Respeto en el debate y en las actuaciones
En el último tiempo se ha visto que el debate de ideas fundamentadas que deberían tener quienes ejercen cargos de representación popular se ha ido reemplazando por una guerrilla verbal y por acciones que no enaltecen a quienes han sido elegidos o designados para impulsar el avance del país de la mejor manera posible para los ciudadanos y sin anteponer sus intereses personales o partidistas.
Los medios de comunicación han destacado algunos hechos que ponen en duda el respeto con que deben tratarse las autoridades, los personajes públicos, los candidatos a cargos de representación popular, y especialmente los parlamentarios y dirigentes políticos. Y sobre todo, la consideración que se debe tener con quienes están investidos de la autoridad. El estallido social de fines de 2019 acentuó esas diferencias, con andanadas de diatribas. En tanto, el Congreso Nacional, que debería ser el centro de los debates de ideas, ha dado paso durante el último tiempo a acciones propias de un show de la farándula, donde predomina la chabacanería.
La campaña política con motivo de las elecciones presidenciales, parlamentarias y de consejeros regionales que se realizarán el domingo 21 del presente mes de noviembre, ha acentuado esas diferencias. Los espacios dados por los medios de comunicación y además en las redes sociales, se han convertido en campo de batalla para cualquier tema. La descalificación mutua no le hace bien al país, que ve que esta guerrilla verbal y proselitista se sigue imponiendo como la forma de hacer política, donde abundan los comentarios destemplados y hasta mal intencionados. Hay un deterioro en la forma de comunicarnos, en especial de la clase política, llamada a ser modelo de comportamiento para el resto de la sociedad.

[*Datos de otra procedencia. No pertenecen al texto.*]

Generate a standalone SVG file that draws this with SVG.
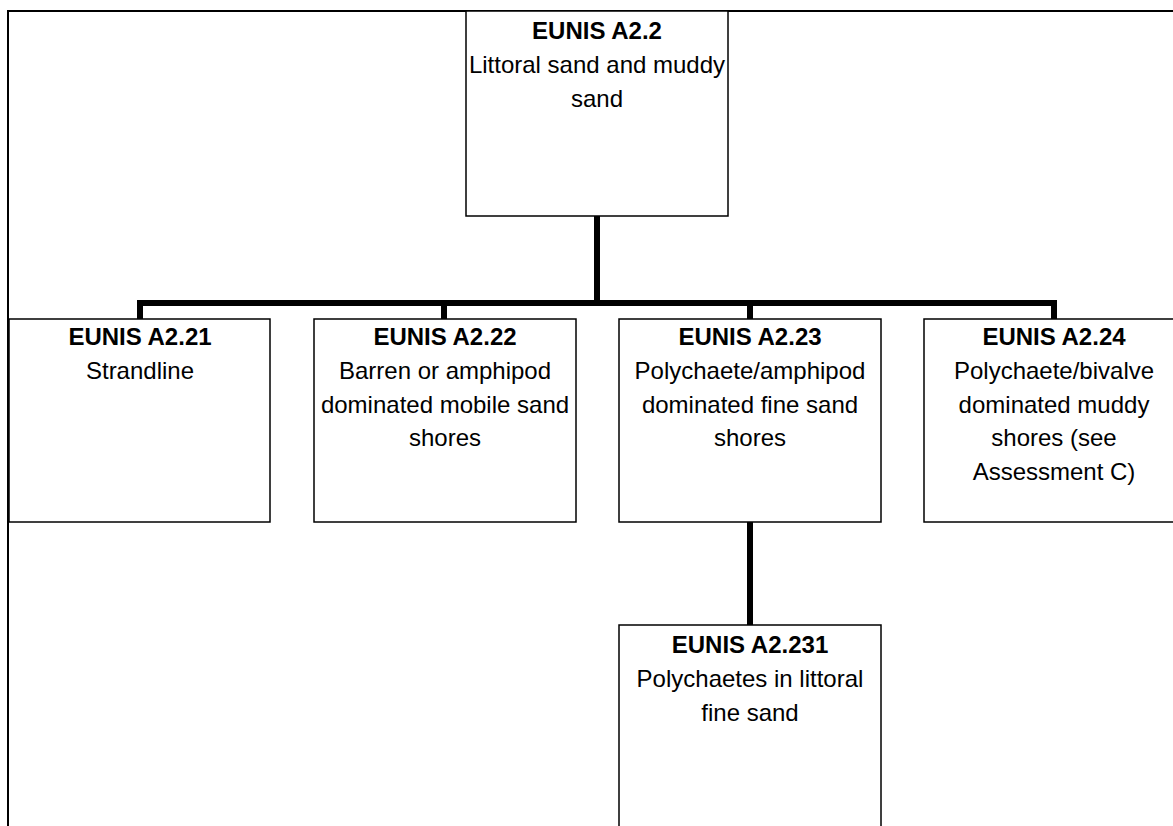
<svg xmlns="http://www.w3.org/2000/svg" width="1173" height="826" viewBox="0 0 1173 826">
  <style>
    .box { fill: #ffffff; stroke: #000000; stroke-width: 1.5; }
    .frame { fill: none; stroke: #000000; stroke-width: 2; }
    .link { fill: none; stroke: #000000; stroke-width: 6; stroke-linecap: butt; stroke-linejoin: miter; }
    text { font-family: "Liberation Sans", Arial, sans-serif; font-size: 24px; fill: #000000; text-anchor: middle; }
    .code { font-weight: bold; }
  </style>
  <rect width="1173" height="826" fill="#ffffff"/>

  <!-- outer frame (top and left edges) -->
  <path class="frame" d="M8,826 V11 H1173"/>

  <!-- connectors -->
  <g id="connectors">
    <path class="link" d="M597,216 V303"/>
    <path class="link" d="M140,319 V303 H1054 V319"/>
    <path class="link" d="M444,303 V319"/>
    <path class="link" d="M750,303 V319"/>
    <path class="link" d="M750,522 V625"/>
  </g>

  <g id="node-a2-2">
    <rect class="box" x="466" y="11" width="262" height="205"/>
    <text x="597" y="39" class="code">EUNIS A2.2</text>
    <text x="597" y="73">Littoral sand and muddy</text>
    <text x="597" y="107">sand</text>
  </g>

  <g id="node-a2-21">
    <rect class="box" x="9" y="319" width="261" height="203"/>
    <text x="140" y="345" class="code">EUNIS A2.21</text>
    <text x="140" y="379">Strandline</text>
  </g>

  <g id="node-a2-22">
    <rect class="box" x="314" y="319" width="262" height="203"/>
    <text x="445" y="345" class="code">EUNIS A2.22</text>
    <text x="445" y="379">Barren or amphipod</text>
    <text x="445" y="413">dominated mobile sand</text>
    <text x="445" y="446">shores</text>
  </g>

  <g id="node-a2-23">
    <rect class="box" x="619" y="319" width="262" height="203"/>
    <text x="750" y="345" class="code">EUNIS A2.23</text>
    <text x="750" y="379">Polychaete/amphipod</text>
    <text x="750" y="413">dominated fine sand</text>
    <text x="750" y="446">shores</text>
  </g>

  <g id="node-a2-24">
    <rect class="box" x="924" y="319" width="260" height="203"/>
    <text x="1054" y="345" class="code">EUNIS A2.24</text>
    <text x="1054" y="379">Polychaete/bivalve</text>
    <text x="1054" y="413">dominated muddy</text>
    <text x="1054" y="446">shores (see</text>
    <text x="1054" y="480">Assessment C)</text>
  </g>

  <g id="node-a2-231">
    <rect class="box" x="619" y="625" width="262" height="220"/>
    <text x="750" y="653" class="code">EUNIS A2.231</text>
    <text x="750" y="687">Polychaetes in littoral</text>
    <text x="750" y="721">fine sand</text>
  </g>
</svg>
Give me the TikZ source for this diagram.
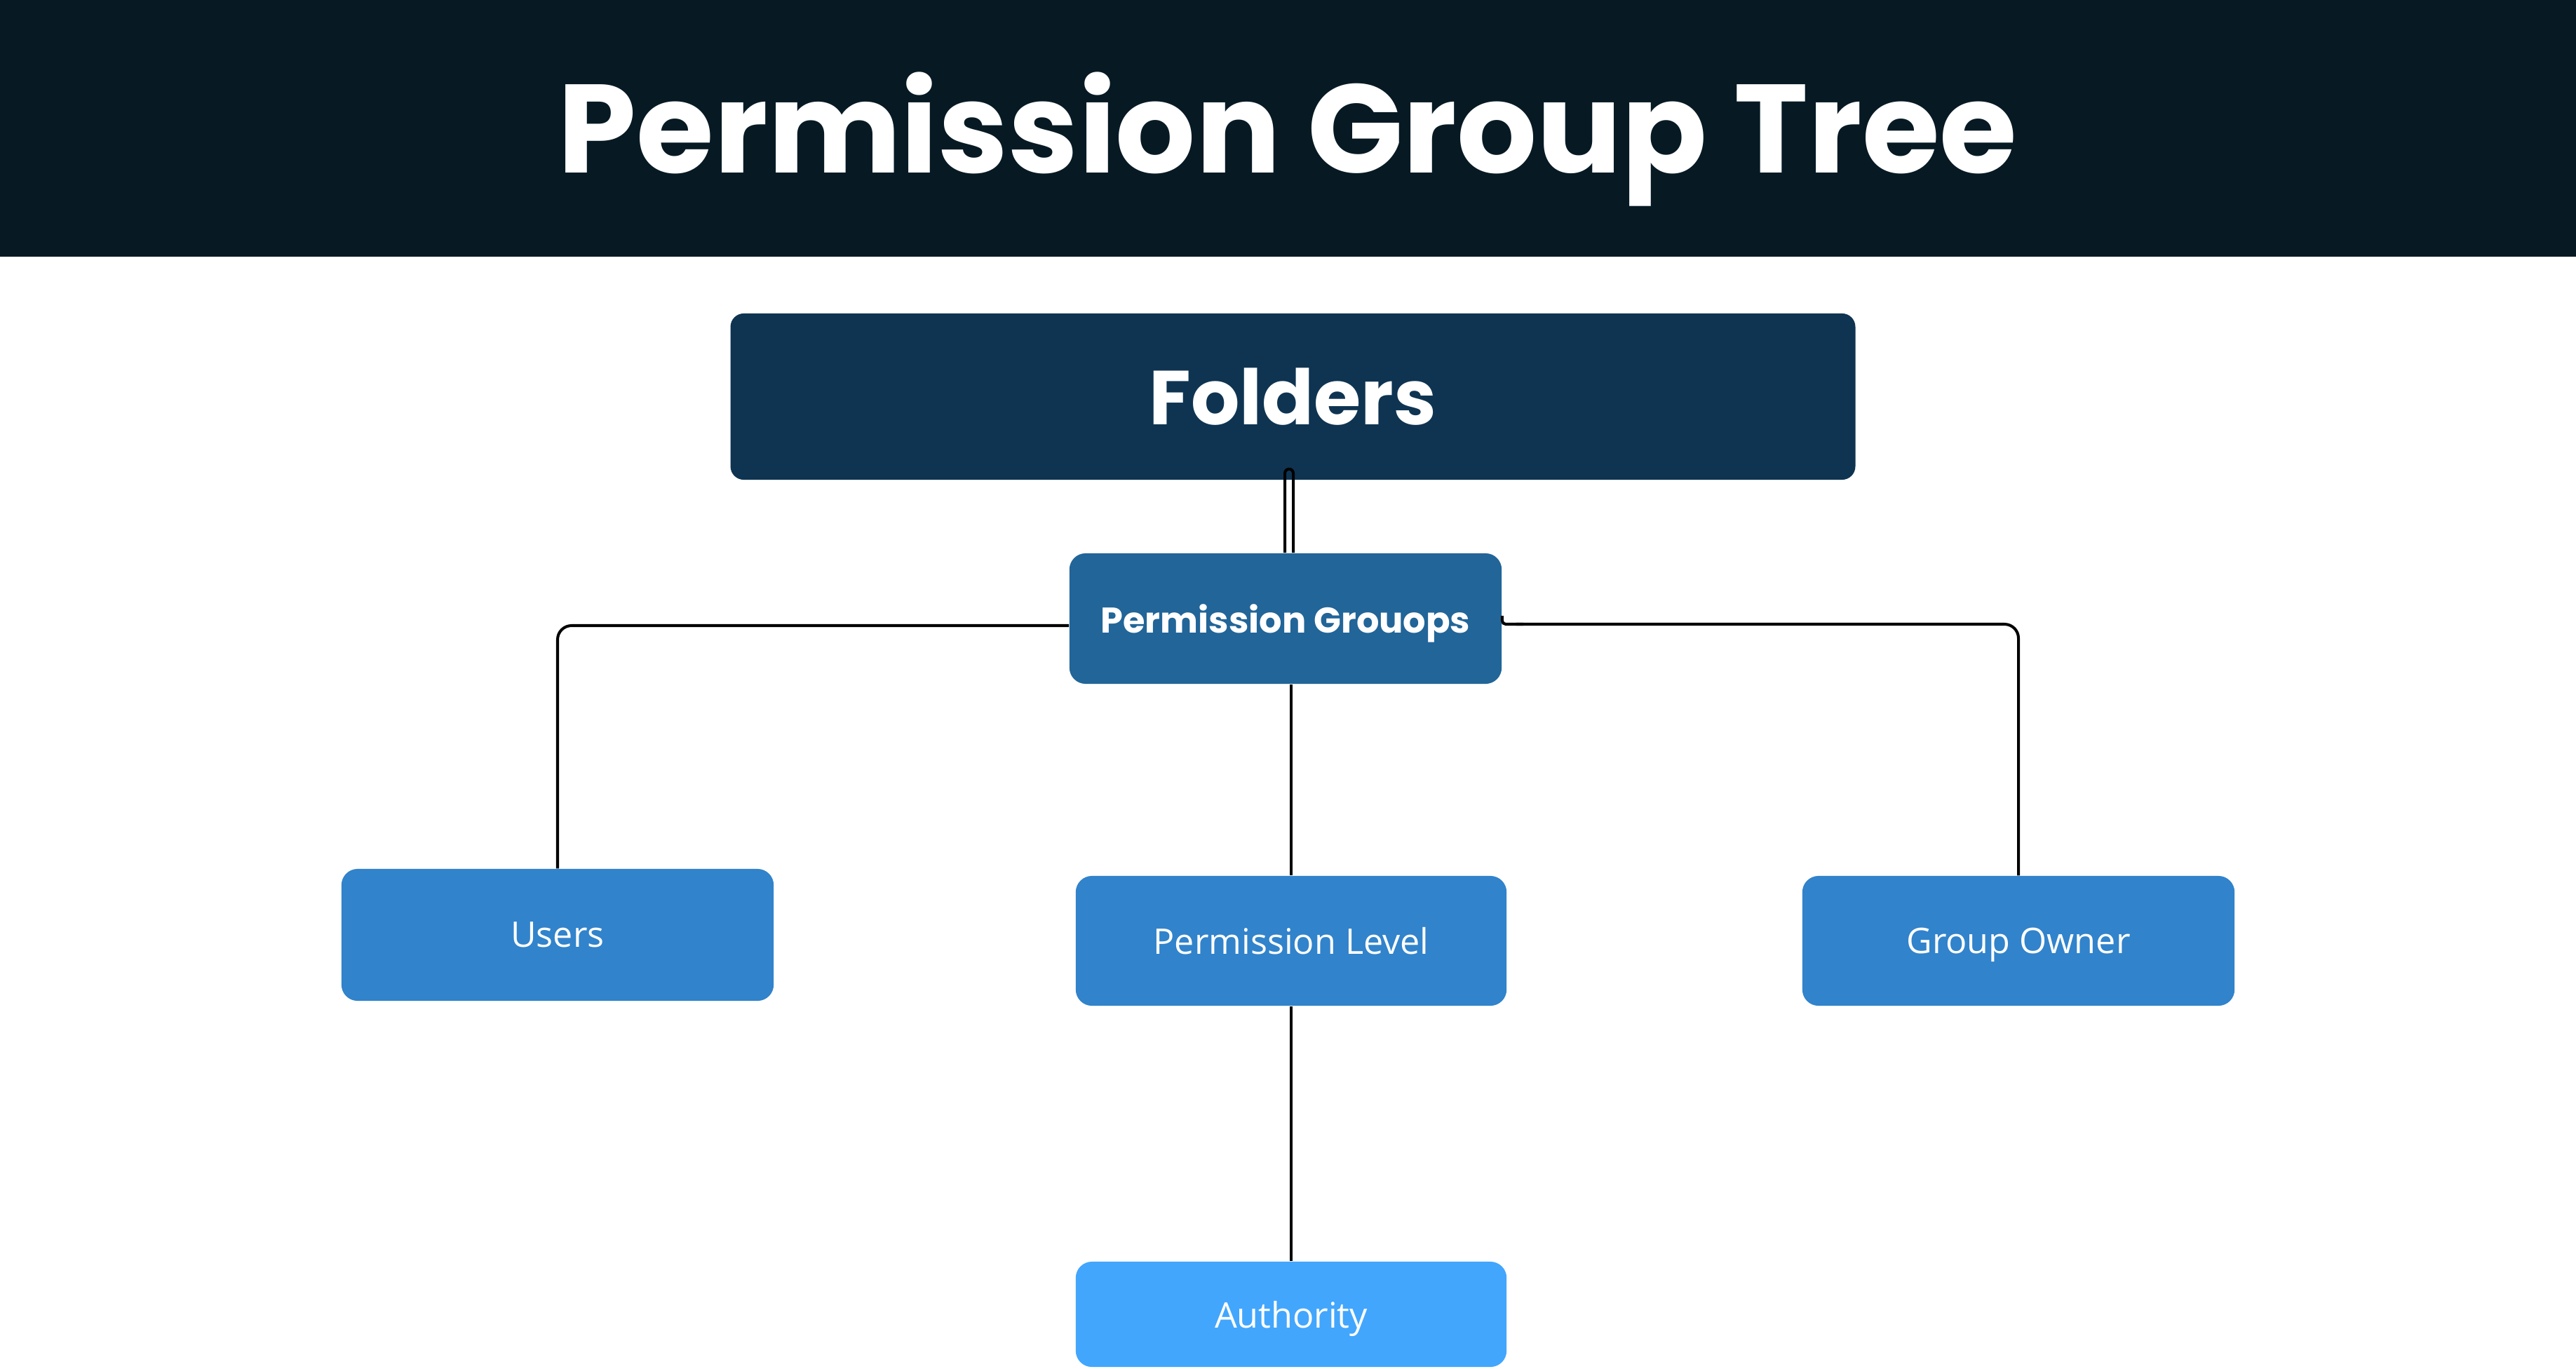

No se trata de pretender una regulación sobre el tema, sino apelar a que el diálogo sea respetuoso, que las propuestas de los candidatos presidenciales se realicen con argumentos técnicos y con ánimo de escucharse, de ponerse genuinamente en el lugar del otro, con el fin de enriquecer nuestras propias vidas. La necesidad de cuidar y respetar el lenguaje y la forma de actuar es una urgencia y prioridad de manera permanente. Así construimos la realidad, así nos comunicamos, coordinamos y cotejamos acciones de las personas. Pero es peligroso seguir dividiendo a nuestra sociedad y continuar deteriorando las relaciones humanas. La ciudadanía espera de sus representantes soluciones a sus problemas y no la ya inconducente guerrilla verbal.
Hay que considerar que todas las autoridades, los entes públicos y los partidos políticos son sometidos continuamente a evaluación. De allí, surge la necesidad de estar atentos para detectar las necesidades de la población y contribuir a atender las demandas ciudadanas, más que pensar en sacar provecho de esos cargos que, bien es sabido, ha llevado al ya conocido descrédito de la clase política.
El resentimiento contra las élites políticas y gobernantes es evidente y surge en cada conversación. El fenómeno es palpable en el país. La desigualdad, más que la pobreza, parece explicar buena parte del malestar con quienes ostentan poder. También tiene que ver con la percepción de la élite como una comunidad cerrada, basada en la procedencia y las conexiones por encima de la educación y los logros. Y finalmente, se percibe a las superestructuras como aprovechadoras de los recursos fiscales, para beneficio personal. De ahí la creencia bastante generalizada de que buena parte de quienes acceden a los cargos no van a servir en el poder sino a servirse de él.
Para construir el futuro se debe tener presente que la legitimidad es clave. La autoridad está vestida de honorabilidad, pero no basta decirlo, sino que debe ser real. Cuando eso no sucede, la legitimidad retrocede, el terreno cambia y pasa a ser material fecundo para los populismos, por el deterioro del debate y de la democracia. Los ciudadanos esperan soluciones reales a los problemas que viven a diario y no seguir acentuando las diferencias.
Por lo general, buena parte de la ciudadanía percibe a las superestructuras políticas y gobernantes como aprovechadoras de los recursos fiscales, para beneficio personal. De ahí la creencia casi generalizada de que parte de quienes acceden a los cargos no van a servir en el poder sino a servirse de él.